The strategy was simple: I aimed to go short at the top of the trading range, selling equities of weak sectors, such as the Market Vectors coal ETF (KOL) or stock of investment bank Goldman Sachs (GS). At the bottom of the range, I went long strong sectors, predominantly technology stocks, such as Apple (AAPL) or Amazon (AMZN). Holding periods were extremely short in September because the markets went from overbought to oversold and vice versa in just a few days.

Trading in such a highly volatile environment requires being fast and nimble. As predicted, driving themes were Europe, Fed policy and the fear of a weakening global economy. 



Going into October, investors’ focus is likely to shift: Q3 earnings season is coming up and Alcoa – traditionally the first major company to report – will do so on October 11.

I believe that Q3 earnings have the potential to push equity markets out of their trading ranges of the last months. However, I cannot predict the direction of the breakout. In fact, I don’t have to. My job as a trader is to listen to the markets and then trade accordingly. Being biased can be dangerous. 



My feeling is that earnings will disappoint. Granted, analysts have been lowering estimates in recent weeks, according to Bespoke.com, but analysts have the historical tendency to not lower estimates aggressive enough, according to a McKinsey study. This point was also highlighted by Barry Ritholtz on his blog recently.

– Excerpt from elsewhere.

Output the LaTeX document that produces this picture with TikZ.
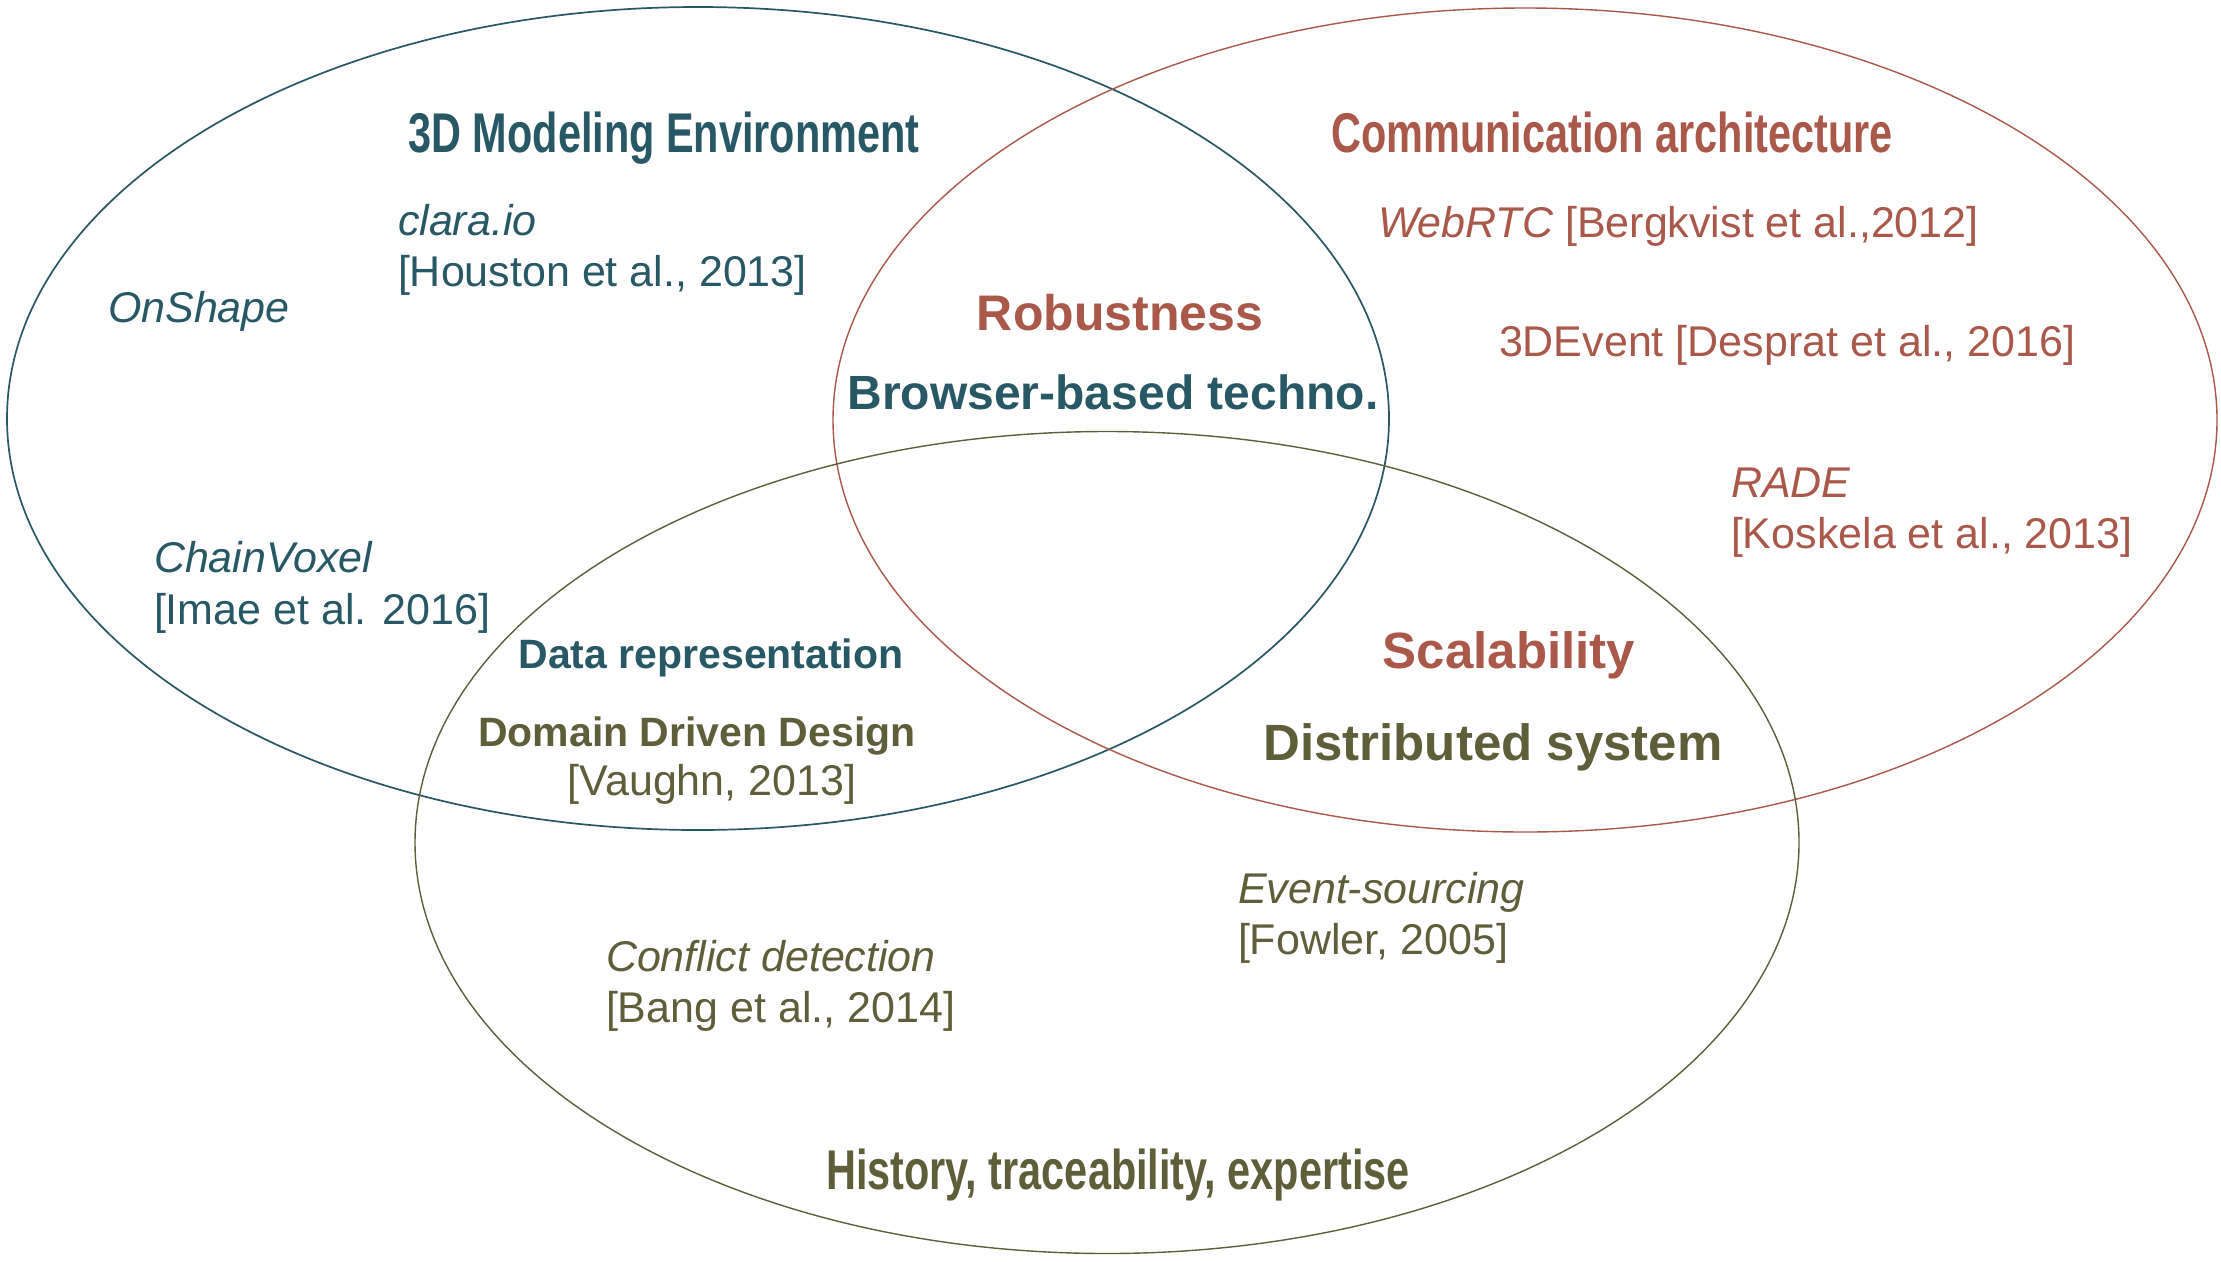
\documentclass[tikz,border=0pt]{standalone}
\usepackage{fontspec}
\usepackage{graphicx}
\setmainfont{Liberation Sans}
\definecolor{cblue}{RGB}{40,87,102}
\definecolor{cred}{RGB}{169,88,74}
\definecolor{colive}{RGB}{94,94,58}
% condensed bold heading
\newcommand{\condhead}[1]{\scalebox{0.74}[1]{\fontsize{56}{60}\selectfont\bfseries #1}}
\begin{document}
\begin{tikzpicture}[x=1pt,y=-1pt,
  every node/.style={inner sep=0pt,outer sep=0pt},
  reg/.style={font=\fontsize{43}{50}\selectfont,anchor=base west},
  regc/.style={font=\fontsize{43}{50}\selectfont,anchor=base},
  bigb/.style={font=\fontsize{50}{56}\selectfont\bfseries,anchor=base},
  midb/.style={font=\fontsize{41}{48}\selectfont\bfseries,anchor=base},
  head/.style={anchor=base},
  ring/.style={line width=1.7pt}]
\useasboundingbox (0,0) rectangle (2221,1261);
\fill[white] (0,0) rectangle (2221,1261);

% the three overlapping sets
\draw[ring,cblue] (698,418.5) ellipse [x radius=691,y radius=411.5];
\draw[ring,cred,line width=1.4pt] (1525,420) ellipse [x radius=692,y radius=412];
\draw[ring,colive,line width=1.4pt] (1107,842.5) ellipse [x radius=692,y radius=411];

% 3D modeling environment
\node[head,text=cblue] (hmod) at (664,152) {\condhead{3D Modeling Environment}};
\node[reg,text=cblue] (clara) at (398,235) {\itshape clara.io};
\node[reg,text=cblue] (houston) at (398,286) {[Houston et al., 2013]};
\node[reg,text=cblue] (onshape) at (108,322) {\itshape OnShape};
\node[reg,text=cblue] (chain) at (154,572) {\itshape ChainVoxel};
\node[reg,text=cblue] (imae) at (154,624) {[Imae et al. 2016]};

% communication architecture
\node[head,text=cred] (hcom) at (1612,152) {\condhead{Communication architecture}};
\node[reg,text=cred] (webrtc) at (1378,237) {\itshape WebRTC\upshape{} [Bergkvist et al.,2012]};
\node[reg,text=cred] (event3d) at (1499,356) {3DEvent [Desprat et al., 2016]};
\node[reg,text=cred] (rade) at (1731,497) {\itshape RADE};
\node[reg,text=cred] (koskela) at (1731,548) {[Koskela et al., 2013]};

% intersections
\node[bigb,text=cred] (robust) at (1120,330) {Robustness};
\node[bigb,text=cblue,font=\fontsize{48}{54}\selectfont\bfseries] (browser) at (1113,409) {Browser-based techno.};
\node[midb,text=cblue] (datarep) at (711,668) {Data representation};
\node[midb,text=colive] (ddd) at (697,746) {Domain Driven Design};
\node[regc,text=colive] (vaughn) at (712,795) {[Vaughn, 2013]};
\node[bigb,text=cred,font=\fontsize{51}{56}\selectfont\bfseries] (scal) at (1509,668) {Scalability};
\node[bigb,text=colive,font=\fontsize{51}{56}\selectfont\bfseries] (distrib) at (1493,760) {Distributed system};

% history, traceability, expertise
\node[reg,text=colive] (evsrc) at (1238,903) {\itshape Event-sourcing};
\node[reg,text=colive] (fowler) at (1238,954) {[Fowler, 2005]};
\node[reg,text=colive] (conflict) at (606,971) {\itshape Conflict detection};
\node[reg,text=colive] (bang) at (606,1022) {[Bang et al., 2014]};
\node[head,text=colive] (hhist) at (1118,1189) {\condhead{History, traceability, expertise}};
\end{tikzpicture}
\end{document}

Another theme, which could gain traction in the next weeks, is China. Similar to earnings, the topic is not on the front page of public media yet, which means there is more downside risk for stocks. The story is a potential “hard landing” of the country’s economy. Bank of America recently presented the scenario at a conference.

It is interesting that price action of key China related assets (e.g. various commodities, especially copper; the China ETFs FXI, TAO, HAO) has been very weak in September. Since markets are a discounting mechanism, are they predicting the “hard landing” in China? 



Bottom line: it could be a rough October for stocks. So far, I feel that neither the earnings discussion nor the China theme have found their way into mainstream media yet, which is concerning. Investors’ attention is still focused too much on Greece.

Though I sound negative, I’m trying to stay unbiased in my trading.